>> Start Data

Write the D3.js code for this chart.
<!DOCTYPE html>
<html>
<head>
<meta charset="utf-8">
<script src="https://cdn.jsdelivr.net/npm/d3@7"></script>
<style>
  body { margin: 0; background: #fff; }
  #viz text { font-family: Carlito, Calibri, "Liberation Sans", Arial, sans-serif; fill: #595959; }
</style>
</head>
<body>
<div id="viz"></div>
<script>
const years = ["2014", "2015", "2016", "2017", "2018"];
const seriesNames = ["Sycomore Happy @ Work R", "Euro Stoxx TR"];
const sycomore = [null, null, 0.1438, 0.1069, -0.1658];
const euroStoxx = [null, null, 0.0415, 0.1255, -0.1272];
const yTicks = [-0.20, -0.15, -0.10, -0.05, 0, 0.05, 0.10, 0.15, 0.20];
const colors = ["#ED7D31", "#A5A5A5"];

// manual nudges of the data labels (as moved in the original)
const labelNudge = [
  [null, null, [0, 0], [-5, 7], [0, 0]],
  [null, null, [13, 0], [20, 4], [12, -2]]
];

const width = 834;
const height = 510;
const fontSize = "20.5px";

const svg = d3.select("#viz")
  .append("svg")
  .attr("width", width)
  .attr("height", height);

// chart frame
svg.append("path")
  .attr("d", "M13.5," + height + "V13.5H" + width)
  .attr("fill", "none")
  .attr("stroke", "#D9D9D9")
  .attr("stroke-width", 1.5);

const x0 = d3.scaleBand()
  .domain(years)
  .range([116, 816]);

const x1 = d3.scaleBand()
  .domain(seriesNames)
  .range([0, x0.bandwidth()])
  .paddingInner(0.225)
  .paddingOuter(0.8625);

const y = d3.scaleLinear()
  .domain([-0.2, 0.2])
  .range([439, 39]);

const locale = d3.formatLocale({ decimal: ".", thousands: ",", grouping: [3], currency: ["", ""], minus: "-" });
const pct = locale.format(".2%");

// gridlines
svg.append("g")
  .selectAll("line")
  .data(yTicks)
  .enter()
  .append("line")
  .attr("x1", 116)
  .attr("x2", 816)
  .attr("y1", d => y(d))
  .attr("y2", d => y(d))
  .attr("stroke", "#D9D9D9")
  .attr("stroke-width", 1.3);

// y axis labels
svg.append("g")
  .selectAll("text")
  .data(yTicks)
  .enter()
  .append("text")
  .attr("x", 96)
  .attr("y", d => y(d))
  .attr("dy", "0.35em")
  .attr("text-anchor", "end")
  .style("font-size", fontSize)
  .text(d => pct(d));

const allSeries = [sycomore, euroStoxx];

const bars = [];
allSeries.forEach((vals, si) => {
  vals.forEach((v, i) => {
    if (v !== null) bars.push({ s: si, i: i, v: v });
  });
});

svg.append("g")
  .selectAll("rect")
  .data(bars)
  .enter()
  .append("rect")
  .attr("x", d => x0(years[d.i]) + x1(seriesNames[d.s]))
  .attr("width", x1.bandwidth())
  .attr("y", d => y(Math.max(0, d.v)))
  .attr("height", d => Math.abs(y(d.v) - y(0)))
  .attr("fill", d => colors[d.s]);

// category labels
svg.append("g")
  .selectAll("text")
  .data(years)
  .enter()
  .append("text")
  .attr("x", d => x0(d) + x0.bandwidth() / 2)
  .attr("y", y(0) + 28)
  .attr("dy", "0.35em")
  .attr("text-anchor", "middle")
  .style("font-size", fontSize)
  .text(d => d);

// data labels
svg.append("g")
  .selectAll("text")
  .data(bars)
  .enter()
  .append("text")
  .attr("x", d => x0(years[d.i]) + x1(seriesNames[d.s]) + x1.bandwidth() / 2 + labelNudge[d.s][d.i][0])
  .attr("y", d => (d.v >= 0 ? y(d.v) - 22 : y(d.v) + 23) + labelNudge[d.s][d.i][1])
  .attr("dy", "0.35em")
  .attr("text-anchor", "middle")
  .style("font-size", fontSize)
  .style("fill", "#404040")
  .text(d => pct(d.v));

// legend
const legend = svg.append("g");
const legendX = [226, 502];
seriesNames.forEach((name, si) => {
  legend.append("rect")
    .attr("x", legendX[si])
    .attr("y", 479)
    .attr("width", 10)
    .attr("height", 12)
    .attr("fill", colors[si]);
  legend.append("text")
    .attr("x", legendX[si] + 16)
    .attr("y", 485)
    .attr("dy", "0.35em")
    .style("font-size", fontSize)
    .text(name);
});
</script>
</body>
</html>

>> End Data

Write out the full listing, keeping every line exactly as it is.

Write the D3.js code for this chart.
<!DOCTYPE html>
<html>
<head>
<meta charset="utf-8">
<script src="https://cdn.jsdelivr.net/npm/d3@7"></script>
<style>
  body { margin: 0; background: #fff; }
  #viz text { font-family: Carlito, Calibri, "Liberation Sans", Arial, sans-serif; fill: #595959; }
</style>
</head>
<body>
<div id="viz"></div>
<script>
const years = ["2014", "2015", "2016", "2017", "2018"];
const seriesNames = ["Sycomore Happy @ Work R", "Euro Stoxx TR"];
const sycomore = [null, null, 0.1438, 0.1069, -0.1658];
const euroStoxx = [null, null, 0.0415, 0.1255, -0.1272];
const yTicks = [-0.20, -0.15, -0.10, -0.05, 0, 0.05, 0.10, 0.15, 0.20];
const colors = ["#ED7D31", "#A5A5A5"];

// manual nudges of the data labels (as moved in the original)
const labelNudge = [
  [null, null, [0, 0], [-5, 7], [0, 0]],
  [null, null, [13, 0], [20, 4], [12, -2]]
];

const width = 834;
const height = 510;
const fontSize = "20.5px";

const svg = d3.select("#viz")
  .append("svg")
  .attr("width", width)
  .attr("height", height);

// chart frame
svg.append("path")
  .attr("d", "M13.5," + height + "V13.5H" + width)
  .attr("fill", "none")
  .attr("stroke", "#D9D9D9")
  .attr("stroke-width", 1.5);

const x0 = d3.scaleBand()
  .domain(years)
  .range([116, 816]);

const x1 = d3.scaleBand()
  .domain(seriesNames)
  .range([0, x0.bandwidth()])
  .paddingInner(0.225)
  .paddingOuter(0.8625);

const y = d3.scaleLinear()
  .domain([-0.2, 0.2])
  .range([439, 39]);

const locale = d3.formatLocale({ decimal: ".", thousands: ",", grouping: [3], currency: ["", ""], minus: "-" });
const pct = locale.format(".2%");

// gridlines
svg.append("g")
  .selectAll("line")
  .data(yTicks)
  .enter()
  .append("line")
  .attr("x1", 116)
  .attr("x2", 816)
  .attr("y1", d => y(d))
  .attr("y2", d => y(d))
  .attr("stroke", "#D9D9D9")
  .attr("stroke-width", 1.3);

// y axis labels
svg.append("g")
  .selectAll("text")
  .data(yTicks)
  .enter()
  .append("text")
  .attr("x", 96)
  .attr("y", d => y(d))
  .attr("dy", "0.35em")
  .attr("text-anchor", "end")
  .style("font-size", fontSize)
  .text(d => pct(d));

const allSeries = [sycomore, euroStoxx];

const bars = [];
allSeries.forEach((vals, si) => {
  vals.forEach((v, i) => {
    if (v !== null) bars.push({ s: si, i: i, v: v });
  });
});

svg.append("g")
  .selectAll("rect")
  .data(bars)
  .enter()
  .append("rect")
  .attr("x", d => x0(years[d.i]) + x1(seriesNames[d.s]))
  .attr("width", x1.bandwidth())
  .attr("y", d => y(Math.max(0, d.v)))
  .attr("height", d => Math.abs(y(d.v) - y(0)))
  .attr("fill", d => colors[d.s]);

// category labels
svg.append("g")
  .selectAll("text")
  .data(years)
  .enter()
  .append("text")
  .attr("x", d => x0(d) + x0.bandwidth() / 2)
  .attr("y", y(0) + 28)
  .attr("dy", "0.35em")
  .attr("text-anchor", "middle")
  .style("font-size", fontSize)
  .text(d => d);

// data labels
svg.append("g")
  .selectAll("text")
  .data(bars)
  .enter()
  .append("text")
  .attr("x", d => x0(years[d.i]) + x1(seriesNames[d.s]) + x1.bandwidth() / 2 + labelNudge[d.s][d.i][0])
  .attr("y", d => (d.v >= 0 ? y(d.v) - 22 : y(d.v) + 23) + labelNudge[d.s][d.i][1])
  .attr("dy", "0.35em")
  .attr("text-anchor", "middle")
  .style("font-size", fontSize)
  .style("fill", "#404040")
  .text(d => pct(d.v));

// legend
const legend = svg.append("g");
const legendX = [226, 502];
seriesNames.forEach((name, si) => {
  legend.append("rect")
    .attr("x", legendX[si])
    .attr("y", 479)
    .attr("width", 10)
    .attr("height", 12)
    .attr("fill", colors[si]);
  legend.append("text")
    .attr("x", legendX[si] + 16)
    .attr("y", 485)
    .attr("dy", "0.35em")
    .style("font-size", fontSize)
    .text(name);
});
</script>
</body>
</html>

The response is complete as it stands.